Lots of evidence supports the value of all-day kindergarten. Consider some of the research findings reported on a fact sheet compiled by Strategies for Children, a group that supports early education.

— Children in all-day programs get 50 percent more instruction time, which allows them to spend 30 percent more time on reading and 46 percent more time on math.

— A study of 17,000 children in Philadelphia found that all-day kindergarten significantly reduced the number of children held back by third grade. Please note, new Arizona standards will soon require schools to hold back children reading below grade level in the third grade.

— A study in New Mexico in a school district where the average kindergartener started 22 months below grade level found that in a half-day program students gained 5.6 months while in a full-day program they gained 16 months.

— An intensive and expensive all-day kindergarten program in Maryland helped low-income students catch up with their higher-performing peers, according to a study described on the National Institute for Early Education Web site. The study involved 16,000 students and documented achievement gains across the board — with the biggest gains among low-income students. Please note: About two-thirds of Payson students qualify for free and reduced lunches based on family income.

Granted, other studies have raised red flags about rushing headlong into all-day kindergarten classes. For instance, the RAND Corporation did a study that concluded that the initial gains reported for students in all-day kindergarten classes tended to fade by the third grade.

Moreover, studies suggest the academic gains seem greatest for low-income students, but less significant for higher income students with better-educated parents. Children from homes where they have books and adults with time to read to them and talk to them enter school with much better language and reading skills.
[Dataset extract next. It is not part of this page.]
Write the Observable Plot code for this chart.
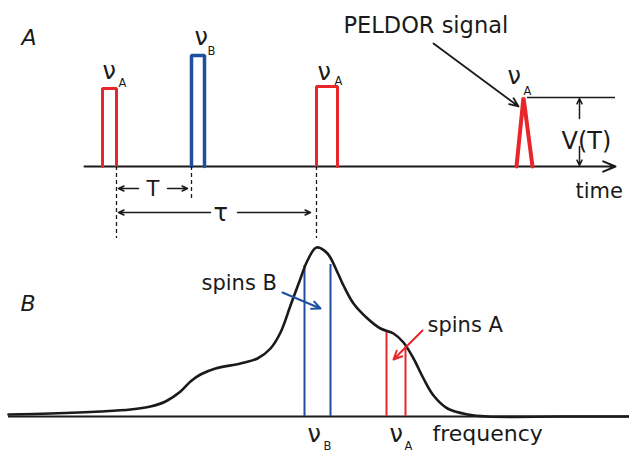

Reading aloud, frequent adult-child conversations and parental encouragement will do far more to prepare children for school than all-day kindergarten or even good preschools.

However, it’s also clear all-day kindergarten benefits working families struggling to find adequate child care and give their kids the boost they need to complete.

So we’re glad that the school board resisted the temptation to make a snap decision to eliminate all-day kindergarten to solve the short-term crowding problem.

Instead, we would join in the chorus calling for the district to come up with a workable, long-term, student-focused plan. Ample research has demonstrated the value of small classrooms in the elementary school grades, all-day kindergarten and a shift to a K-8 model. The district should explore the costs and benefits of those school models before plunging forward with an improvised effort.

That probably means playing for time, getting by until we have another superintendent in place — and making sure the district knows what it’s doing before asking the voters to approve another school override.

But for now, we suppose we’ll settle for taking a deep breath — and not throwing the lifeboats overboard.